Aim: Copy every line from the data below in which the string "diagram" can be found.

%%

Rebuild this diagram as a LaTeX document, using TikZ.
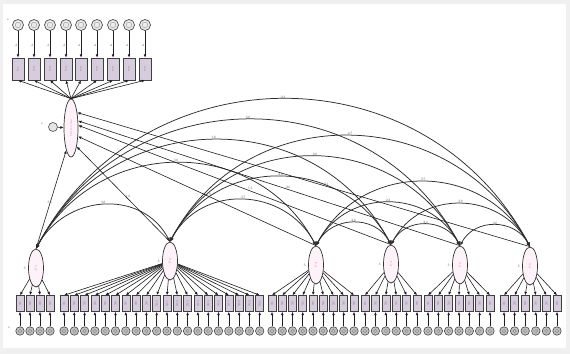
\documentclass[tikz,border=0pt]{standalone}
\usetikzlibrary{arrows.meta,shapes.geometric}
\definecolor{boxfill}{RGB}{214,204,222}
\begin{document}
\begin{tikzpicture}[x=1pt,y=-1pt,
  lat/.style={ellipse, draw=black!80, fill=magenta!5, line width=0.7pt, minimum width=15pt, minimum height=38pt, inner sep=0pt},
  obs/.style={rectangle, draw=black!75, fill=boxfill, line width=0.55pt, minimum width=8pt, minimum height=16pt, inner sep=0pt},
  tobs/.style={rectangle, draw=black!75, fill=boxfill, line width=0.6pt, minimum width=12pt, minimum height=22pt, inner sep=0pt},
  err/.style={circle, draw=black!75, fill=black!25, line width=0.55pt, minimum size=8.5pt, inner sep=0pt},
  terr/.style={circle, draw=black!75, fill=black!8, line width=0.65pt, minimum size=11pt, inner sep=0pt},
  arr/.style={-{Latex[length=3.4pt,width=2.8pt]}, line width=0.6pt, draw=black!88},
  cov/.style={{Latex[length=4pt,width=3.4pt]}-{Latex[length=4pt,width=3.4pt]}, line width=0.75pt, draw=black!82},
  lbl/.style={font=\fontsize{3.4}{3.8}\selectfont, text=black!60, inner sep=0.4pt},
  intxt/.style={font=\fontsize{2.6}{3}\selectfont, text=black!60, rotate=90, inner sep=0pt},
  lattxt/.style={font=\fontsize{3.2}{3.6}\selectfont, text=magenta!55, rotate=90, inner sep=0pt},
]
\fill[black!6] (0,0) rectangle (570,354);
\fill[white] (3,4) rectangle (566,348);
\useasboundingbox (0,0) rectangle (570,354);

% ---------- top block ----------
\node[lat, minimum width=14pt, minimum height=58pt] (T) at (71,128) {};
\node[lattxt] at (T) {Outcome};
\node[err, minimum size=9pt, fill=black!10] (eT) at (53,127) {};
\node[lbl] at (42,124) {e};
\draw[arr] (eT) -- (T);
\node[lbl] at (8,20) {e};
\foreach \x [count=\k] in {18,34,50,66,81,97,113,129,145}{
  \node[terr] (te\k) at (\x,25) {};
  \draw[black!45, line width=0.35pt] (te\k) circle[radius=2.8pt];
  \node[tobs] (tb\k) at (\x,69) {};
  \node[intxt] at (tb\k) {Y\k};
  \draw[arr] (te\k) -- (tb\k) node[lbl,pos=0.55,left=0.2pt]{.4};
  \draw[arr] (T.north) -- (tb\k.south);
}

% ---------- bottom groups ----------
\node[lbl] at (9,328) {e};
\foreach \g/\cx/\cy/\xs/\dx/\n in {1/36/268/20/10/4, 2/170/261/64/10.3/20, 3/316/265/272/10.25/9, 4/391/264/365/10.4/6, 5/460/265/428/10.33/7, 6/530/266/504/10.6/6} {
  \node[lat] (L\g) at (\cx,\cy) {};
  \node[lattxt] at (L\g) {F\g};
  \node[lbl, left=1.5pt] at (L\g.west) {.5};
  \foreach \j in {1,...,\n} {
    \pgfmathsetmacro\xx{\xs+(\j-1)*\dx}
    \node[obs] (b\g-\j) at (\xx,303.5) {};
    \node[intxt] at (b\g-\j) {X\j};
    \node[err] (c\g-\j) at (\xx,331) {};
    \draw[black!50, line width=0.3pt] (c\g-\j) circle[radius=1.8pt];
    \draw[arr] (c\g-\j) -- (b\g-\j.south);
    \draw[arr] (L\g) -- (b\g-\j.north);
  }
}

% ---------- covariances ----------
\foreach \i/\j/\t in {1/2/38,1/3/30,1/4/18,1/5/40,1/6/23,2/3/37,2/4/28,2/5/26,2/6/47,3/4/28,3/5/22,3/6/37,4/5/29,4/6/38,5/6/36} {
  \draw[cov] (L\i.north) to[out=62,in=118,looseness=1.16] node[lbl,pos=0.5,above=0.2pt]{\t} (L\j.north);
}

% ---------- structural paths ----------
\foreach \g/\a/\t in {1/-102/35,2/-73/16,3/-50/19,4/20/13,5/45/26,6/68/21} {
  \draw[arr] (L\g.north) -- (T.\a) node[lbl,pos=0.45,above=0.2pt]{\t};
}
\end{tikzpicture}
\end{document}
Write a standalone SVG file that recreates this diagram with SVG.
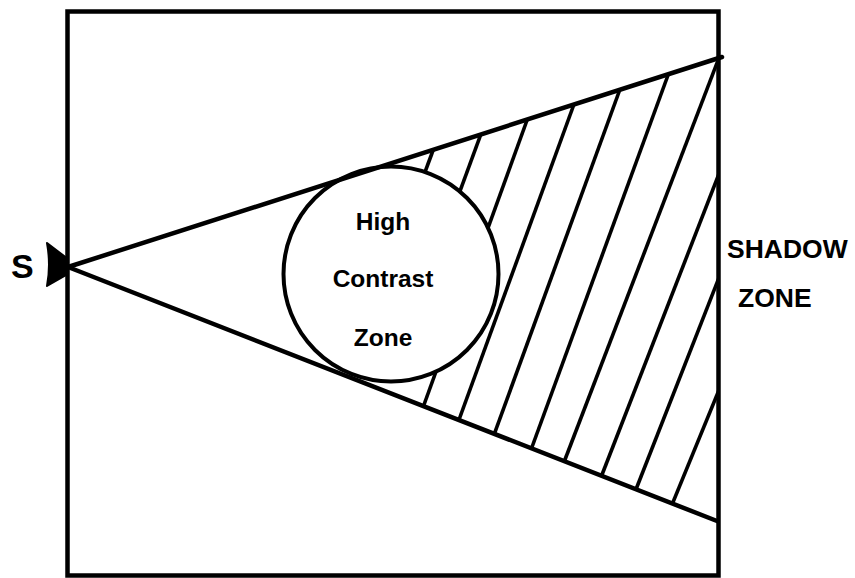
<svg xmlns="http://www.w3.org/2000/svg" width="855" height="578" viewBox="0 0 855 578">
<style>
.ln{stroke:#000;stroke-linecap:round;fill:none}
.hatch line{stroke:#000;stroke-width:3.6;stroke-linecap:butt}
.t{font-family:"Liberation Sans",Arial,sans-serif;font-weight:bold;fill:#000}
</style>
<defs>
<clipPath id="tri"><polygon points="68,267 719,58 717,521"/></clipPath>
</defs>
<rect x="0" y="0" width="855" height="578" fill="#fff"/>
<g id="frame"><rect x="67.5" y="11.5" width="651" height="564" fill="none" stroke="#000" stroke-width="4.5"/></g>
<g id="shadow-hatch" class="hatch" clip-path="url(#tri)">
<line x1="438" y1="137" x2="372" y2="315"/>
<line x1="485" y1="123" x2="420" y2="300"/>
<line x1="530" y1="112" x2="421" y2="413"/>
<line x1="577" y1="96" x2="456" y2="428"/>
<line x1="623" y1="81" x2="491" y2="443"/>
<line x1="671" y1="67" x2="528" y2="458"/>
<line x1="722" y1="50" x2="561" y2="470"/>
<line x1="722" y1="166" x2="598" y2="485"/>
<line x1="722" y1="270" x2="633" y2="497"/>
<line x1="721" y1="385" x2="669" y2="512"/>
</g>
<g id="high-contrast-zone">
<circle cx="391" cy="274" r="107.5" fill="#fff" stroke="#000" stroke-width="4"/>
<text class="t" font-size="24.5" text-anchor="middle" x="383" y="230">High</text>
<text class="t" font-size="24.5" text-anchor="middle" x="383" y="287">Contrast</text>
<text class="t" font-size="24.5" text-anchor="middle" x="383" y="346">Zone</text>
</g>
<g id="connectors">
<line class="ln" stroke-width="4.5" x1="68" y1="267" x2="722" y2="57"/>
<line class="ln" stroke-width="4.5" x1="68" y1="267" x2="717" y2="521"/>
</g>
<g id="source">
<path d="M47,243 L68,259 L68,274 L47,286 Q51,265 47,243 Z" fill="#000" stroke="#000" stroke-width="2" stroke-linejoin="round"/>
<text class="t" font-size="34" x="11" y="278">S</text>
</g>
<g id="shadow-zone-label">
<text class="t" font-size="26.5" x="727" y="258">SHADOW</text>
<text class="t" font-size="26.5" x="738" y="307">ZONE</text>
</g>
</svg>
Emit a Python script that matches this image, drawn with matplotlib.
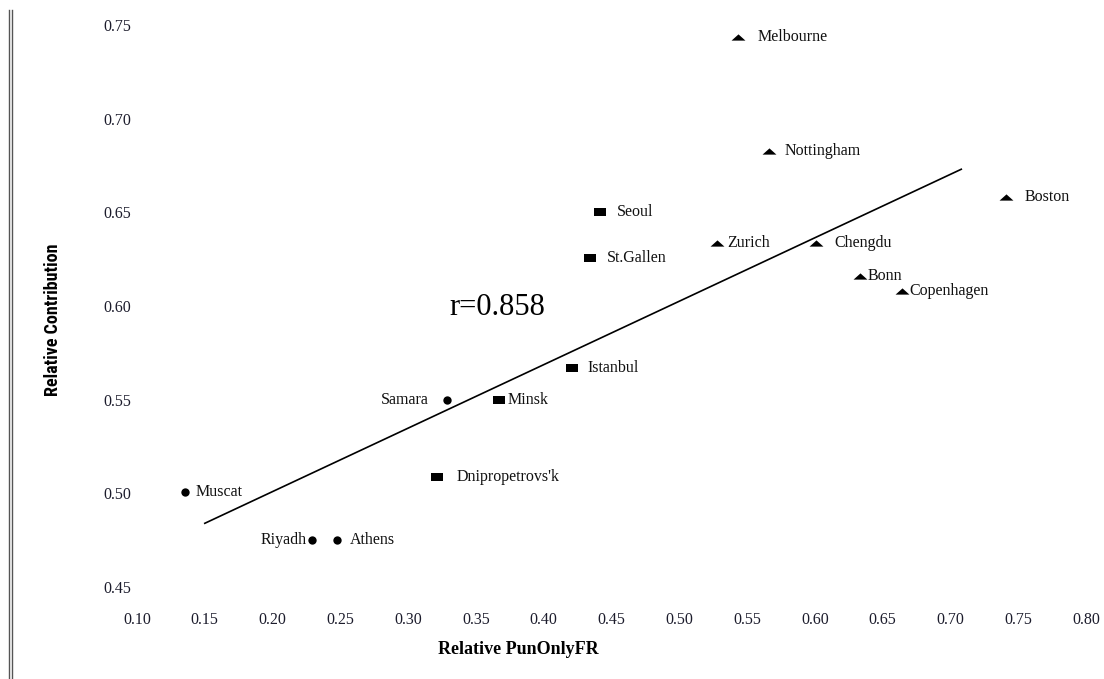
import matplotlib
matplotlib.use("Agg")
import matplotlib.pyplot as plt
from matplotlib.lines import Line2D
from matplotlib import font_manager

# city values
cities = ["Melbourne", "Nottingham", "Boston", "Zurich", "Chengdu", "Bonn",
          "Copenhagen", "Seoul", "St.Gallen", "Istanbul", "Minsk",
          "Dnipropetrovs'k", "Samara", "Muscat", "Riyadh", "Athens"]
pun_only_fr = [0.543, 0.566, 0.741, 0.528, 0.601, 0.633,
               0.664, 0.4415, 0.434, 0.421, 0.367,
               0.321, 0.3286, 0.1354, 0.229, 0.2475]
contribution = [0.7436, 0.6827, 0.658, 0.6336, 0.6336, 0.616,
                0.608, 0.650, 0.6256, 0.5669, 0.550,
                0.5087, 0.5498, 0.5007, 0.475, 0.475]
groups = ["tri", "tri", "tri", "tri", "tri", "tri",
          "tri", "sq", "sq", "sq", "sq",
          "sq", "dot", "dot", "dot", "dot"]

fit_x = [0.150, 0.708]
fit_y = [0.484, 0.673]
r_value = 0.858

x_ticks = [0.10, 0.15, 0.20, 0.25, 0.30, 0.35, 0.40, 0.45, 0.50, 0.55,
           0.60, 0.65, 0.70, 0.75, 0.80]
y_ticks = [0.45, 0.50, 0.55, 0.60, 0.65, 0.70, 0.75]

# label offsets in pixels (dx), negative = label on the left
label_dx = [20, 16, 19, 10, 18, 8, 8, 17, 17, 15, 9, 20, -18, 11, -5, 13]

names = {f.name for f in font_manager.fontManager.ttflist}
narrow = "Liberation Sans"
narrow_stretch = "normal"
for cand in ["Liberation Sans Narrow", "DejaVu Sans Condensed", "Roboto Condensed",
             "Open Sans Condensed"]:
    if cand in names:
        narrow = cand
        break
else:
    # same family can carry a condensed face
    for f in font_manager.fontManager.ttflist:
        if f.name in ("DejaVu Sans", "Open Sans", "Noto Sans") and f.stretch in (
                "condensed", "semi-condensed", 75, 87.5) and f.weight in ("bold", 700):
            narrow = f.name
            narrow_stretch = "condensed"
            break
serif = "Liberation Serif"

tri = [(-1, -0.45), (1, -0.45), (0, 0.45)]
sq = [(-1, -0.65), (1, -0.65), (1, 0.65), (-1, 0.65)]
styles = {"tri": dict(marker=tri, s=100), "sq": dict(marker=sq, s=70),
          "dot": dict(marker="o", s=36)}

fig = plt.figure(figsize=(11.04, 6.79), dpi=100)
ax = fig.add_axes([137 / 1104, 92 / 679, (1086 - 137) / 1104, (587 - 25) / 679])
ax.set_xlim(0.10, 0.80)
ax.set_ylim(0.45, 0.75)
for s in ax.spines.values():
    s.set_visible(False)

for g in ["tri", "sq", "dot"]:
    xs = [x for x, k in zip(pun_only_fr, groups) if k == g]
    ys = [y for y, k in zip(contribution, groups) if k == g]
    ax.scatter(xs, ys, color="black", linewidths=0, clip_on=False, **styles[g])

for name, x, y, dx in zip(cities, pun_only_fr, contribution, label_dx):
    ax.annotate(name, (x, y), xytext=(dx, 0), textcoords="offset pixels",
                ha="left" if dx > 0 else "right", va="center",
                fontsize=11.5, family=serif, color="#111111")

ax.plot(fit_x, fit_y, color="black", linewidth=1.2)
ax.text(0.3655, 0.5994, "r=%.3f" % r_value, fontsize=22, family=serif,
        ha="center", va="center")

ax.set_xticks(x_ticks)
ax.set_xticklabels(["%.2f" % v for v in x_ticks])
ax.set_yticks(y_ticks)
ax.set_yticklabels(["%.2f" % v for v in y_ticks])
ax.tick_params(axis="x", length=0, pad=18, labelsize=11.5, labelcolor="#1c1c2c")
ax.tick_params(axis="y", length=0, pad=4, labelsize=11.5, labelcolor="#1c1c2c")
for lab in ax.get_xticklabels() + ax.get_yticklabels():
    lab.set_family(serif)

fig.text(518 / 1104, 1 - 649 / 679, "Relative PunOnlyFR", ha="center", va="center",
         fontsize=13, family=serif, fontweight="bold")
fig.text(53 / 1104, 1 - 320 / 679, "Relative Contribution", ha="center", va="center",
         rotation=90, fontsize=13 if narrow_stretch == "condensed" or narrow != "Liberation Sans" else 11.5,
         family=narrow, fontweight="bold", fontstretch=narrow_stretch)

# double rule on the left edge
for xp in [8.5, 11.5]:
    fig.add_artist(Line2D([xp / 1104, xp / 1104], [0, 1 - 10 / 679],
                          transform=fig.transFigure, color="#555555", linewidth=1))

fig.savefig("out.png", dpi=100)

%%

Reply to the exercise:
Rebuild this diagram as a LaTeX document, using TikZ.
Write a standalone SVG file that recreates this diagram with SVG.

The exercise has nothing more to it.